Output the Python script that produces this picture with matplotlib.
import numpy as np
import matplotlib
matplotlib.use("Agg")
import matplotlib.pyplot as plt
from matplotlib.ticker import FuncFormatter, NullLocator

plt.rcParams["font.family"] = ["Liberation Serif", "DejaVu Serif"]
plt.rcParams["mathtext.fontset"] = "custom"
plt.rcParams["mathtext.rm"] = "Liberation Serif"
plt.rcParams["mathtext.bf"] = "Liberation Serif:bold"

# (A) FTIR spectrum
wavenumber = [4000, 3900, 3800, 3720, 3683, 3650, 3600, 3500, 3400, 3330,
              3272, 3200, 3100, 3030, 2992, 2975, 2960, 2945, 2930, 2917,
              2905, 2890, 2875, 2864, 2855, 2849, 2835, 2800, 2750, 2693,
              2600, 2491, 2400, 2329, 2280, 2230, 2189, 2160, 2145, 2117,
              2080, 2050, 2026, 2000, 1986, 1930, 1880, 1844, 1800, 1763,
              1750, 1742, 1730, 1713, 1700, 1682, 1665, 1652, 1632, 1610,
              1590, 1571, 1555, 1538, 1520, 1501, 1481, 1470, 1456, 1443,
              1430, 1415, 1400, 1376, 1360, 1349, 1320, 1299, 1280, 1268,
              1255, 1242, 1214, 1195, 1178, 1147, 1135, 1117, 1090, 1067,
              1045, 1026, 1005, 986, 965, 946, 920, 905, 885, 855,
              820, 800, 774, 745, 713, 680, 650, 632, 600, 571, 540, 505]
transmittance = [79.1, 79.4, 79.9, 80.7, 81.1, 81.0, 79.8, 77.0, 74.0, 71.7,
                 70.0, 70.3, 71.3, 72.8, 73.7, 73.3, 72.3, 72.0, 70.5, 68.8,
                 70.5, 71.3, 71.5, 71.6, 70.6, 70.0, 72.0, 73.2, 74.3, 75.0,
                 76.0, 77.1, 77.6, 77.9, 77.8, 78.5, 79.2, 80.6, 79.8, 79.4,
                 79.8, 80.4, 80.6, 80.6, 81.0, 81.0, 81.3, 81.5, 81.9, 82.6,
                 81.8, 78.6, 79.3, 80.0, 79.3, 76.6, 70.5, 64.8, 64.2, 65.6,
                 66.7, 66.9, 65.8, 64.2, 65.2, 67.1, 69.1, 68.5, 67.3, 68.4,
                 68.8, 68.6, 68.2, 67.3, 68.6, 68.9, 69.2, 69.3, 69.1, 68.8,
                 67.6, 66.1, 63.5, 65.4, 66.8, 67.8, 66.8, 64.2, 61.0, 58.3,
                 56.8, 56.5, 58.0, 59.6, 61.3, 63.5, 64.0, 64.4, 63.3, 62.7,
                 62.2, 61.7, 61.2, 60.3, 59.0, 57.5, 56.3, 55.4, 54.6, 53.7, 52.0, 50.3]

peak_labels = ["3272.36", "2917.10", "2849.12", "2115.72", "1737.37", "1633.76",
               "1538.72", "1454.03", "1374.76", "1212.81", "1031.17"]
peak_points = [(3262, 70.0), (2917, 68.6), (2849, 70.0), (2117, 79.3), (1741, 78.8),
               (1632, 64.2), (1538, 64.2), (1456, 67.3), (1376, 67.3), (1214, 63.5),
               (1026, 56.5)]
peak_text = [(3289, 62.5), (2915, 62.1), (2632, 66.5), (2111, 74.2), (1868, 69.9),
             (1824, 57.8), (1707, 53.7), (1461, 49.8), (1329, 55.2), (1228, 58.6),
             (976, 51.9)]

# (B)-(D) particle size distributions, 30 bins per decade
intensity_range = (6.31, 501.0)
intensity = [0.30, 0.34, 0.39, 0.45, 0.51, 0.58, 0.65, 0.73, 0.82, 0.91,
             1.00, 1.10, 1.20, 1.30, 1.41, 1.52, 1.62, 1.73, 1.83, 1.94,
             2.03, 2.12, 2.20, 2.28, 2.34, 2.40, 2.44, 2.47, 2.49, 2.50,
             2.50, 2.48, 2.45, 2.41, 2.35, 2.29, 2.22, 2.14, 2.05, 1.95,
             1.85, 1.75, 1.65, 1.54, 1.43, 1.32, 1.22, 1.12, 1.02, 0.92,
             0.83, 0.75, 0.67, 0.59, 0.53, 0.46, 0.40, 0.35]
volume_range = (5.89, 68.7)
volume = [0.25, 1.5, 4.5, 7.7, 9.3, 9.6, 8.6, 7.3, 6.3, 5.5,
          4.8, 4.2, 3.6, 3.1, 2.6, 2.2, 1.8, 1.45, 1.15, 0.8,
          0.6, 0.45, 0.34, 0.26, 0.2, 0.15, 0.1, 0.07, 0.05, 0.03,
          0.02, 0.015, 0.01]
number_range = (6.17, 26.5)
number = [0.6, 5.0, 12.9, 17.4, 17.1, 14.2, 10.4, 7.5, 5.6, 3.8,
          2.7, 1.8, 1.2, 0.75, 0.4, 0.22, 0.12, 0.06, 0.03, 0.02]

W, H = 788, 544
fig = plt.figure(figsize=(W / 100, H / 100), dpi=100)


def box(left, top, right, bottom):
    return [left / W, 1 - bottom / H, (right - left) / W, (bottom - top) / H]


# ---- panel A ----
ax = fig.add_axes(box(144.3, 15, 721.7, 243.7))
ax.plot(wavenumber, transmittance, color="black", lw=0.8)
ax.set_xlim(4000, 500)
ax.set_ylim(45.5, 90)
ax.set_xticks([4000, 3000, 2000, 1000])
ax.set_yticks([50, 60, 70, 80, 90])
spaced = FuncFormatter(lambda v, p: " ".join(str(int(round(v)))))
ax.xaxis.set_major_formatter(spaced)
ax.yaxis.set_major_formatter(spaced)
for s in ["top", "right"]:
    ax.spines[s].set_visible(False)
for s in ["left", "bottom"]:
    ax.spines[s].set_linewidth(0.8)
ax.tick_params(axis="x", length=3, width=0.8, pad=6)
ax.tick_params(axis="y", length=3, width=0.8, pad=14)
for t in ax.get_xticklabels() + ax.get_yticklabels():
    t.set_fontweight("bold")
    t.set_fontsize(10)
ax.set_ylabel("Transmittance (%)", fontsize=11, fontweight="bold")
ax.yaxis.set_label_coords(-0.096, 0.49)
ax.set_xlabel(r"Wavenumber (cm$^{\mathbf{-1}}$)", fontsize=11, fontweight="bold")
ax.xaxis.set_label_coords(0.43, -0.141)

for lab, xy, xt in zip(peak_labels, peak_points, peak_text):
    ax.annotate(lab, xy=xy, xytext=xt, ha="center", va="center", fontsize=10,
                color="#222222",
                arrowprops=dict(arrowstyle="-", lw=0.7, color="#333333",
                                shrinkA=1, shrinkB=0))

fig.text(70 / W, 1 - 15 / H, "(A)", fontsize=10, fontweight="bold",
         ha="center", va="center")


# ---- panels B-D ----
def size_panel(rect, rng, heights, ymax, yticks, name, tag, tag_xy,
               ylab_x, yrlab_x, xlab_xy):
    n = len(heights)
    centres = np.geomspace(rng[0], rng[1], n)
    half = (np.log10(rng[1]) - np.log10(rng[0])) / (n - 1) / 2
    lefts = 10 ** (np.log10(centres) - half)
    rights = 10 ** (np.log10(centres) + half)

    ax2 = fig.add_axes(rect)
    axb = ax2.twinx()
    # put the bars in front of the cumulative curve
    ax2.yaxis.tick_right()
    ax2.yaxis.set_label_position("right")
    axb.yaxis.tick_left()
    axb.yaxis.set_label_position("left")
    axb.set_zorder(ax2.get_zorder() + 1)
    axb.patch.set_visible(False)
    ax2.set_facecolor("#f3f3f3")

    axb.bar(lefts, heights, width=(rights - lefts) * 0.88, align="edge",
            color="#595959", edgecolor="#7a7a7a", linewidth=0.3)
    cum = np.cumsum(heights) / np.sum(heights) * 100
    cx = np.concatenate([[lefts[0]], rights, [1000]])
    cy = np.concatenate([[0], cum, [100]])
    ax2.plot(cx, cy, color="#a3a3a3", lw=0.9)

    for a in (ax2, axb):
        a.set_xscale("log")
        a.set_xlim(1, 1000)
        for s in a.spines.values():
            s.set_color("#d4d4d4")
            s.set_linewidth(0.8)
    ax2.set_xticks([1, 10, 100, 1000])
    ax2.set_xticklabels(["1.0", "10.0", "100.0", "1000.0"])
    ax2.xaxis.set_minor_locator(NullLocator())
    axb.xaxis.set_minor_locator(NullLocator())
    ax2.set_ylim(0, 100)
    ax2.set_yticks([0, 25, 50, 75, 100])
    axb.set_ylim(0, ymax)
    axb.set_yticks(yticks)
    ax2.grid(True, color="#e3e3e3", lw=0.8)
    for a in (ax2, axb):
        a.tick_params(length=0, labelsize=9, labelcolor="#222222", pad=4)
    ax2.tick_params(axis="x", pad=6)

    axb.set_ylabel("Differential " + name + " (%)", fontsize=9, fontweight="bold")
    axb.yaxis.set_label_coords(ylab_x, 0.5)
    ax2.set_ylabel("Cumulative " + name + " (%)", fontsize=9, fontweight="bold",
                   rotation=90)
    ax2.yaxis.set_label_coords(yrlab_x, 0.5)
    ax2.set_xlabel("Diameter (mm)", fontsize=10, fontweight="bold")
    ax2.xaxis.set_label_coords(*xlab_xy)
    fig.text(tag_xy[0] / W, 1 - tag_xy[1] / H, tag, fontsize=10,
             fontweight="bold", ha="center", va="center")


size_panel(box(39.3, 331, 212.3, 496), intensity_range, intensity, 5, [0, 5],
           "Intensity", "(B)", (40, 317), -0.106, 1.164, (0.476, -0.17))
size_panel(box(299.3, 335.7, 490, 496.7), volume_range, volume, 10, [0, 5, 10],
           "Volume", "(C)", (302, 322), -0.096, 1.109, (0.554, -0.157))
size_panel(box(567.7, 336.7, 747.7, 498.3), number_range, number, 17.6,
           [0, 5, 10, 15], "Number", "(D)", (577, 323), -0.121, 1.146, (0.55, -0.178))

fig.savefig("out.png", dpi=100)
################
Return, please, the lines of the data from the first through the line containing "from matplotlib.ticker import", both kept, exactly as they stand and nothing more.

■ Task solution ■
Output the Python script that produces this picture with matplotlib.
import numpy as np
import matplotlib
matplotlib.use("Agg")
import matplotlib.pyplot as plt
from matplotlib.ticker import FuncFormatter, NullLocator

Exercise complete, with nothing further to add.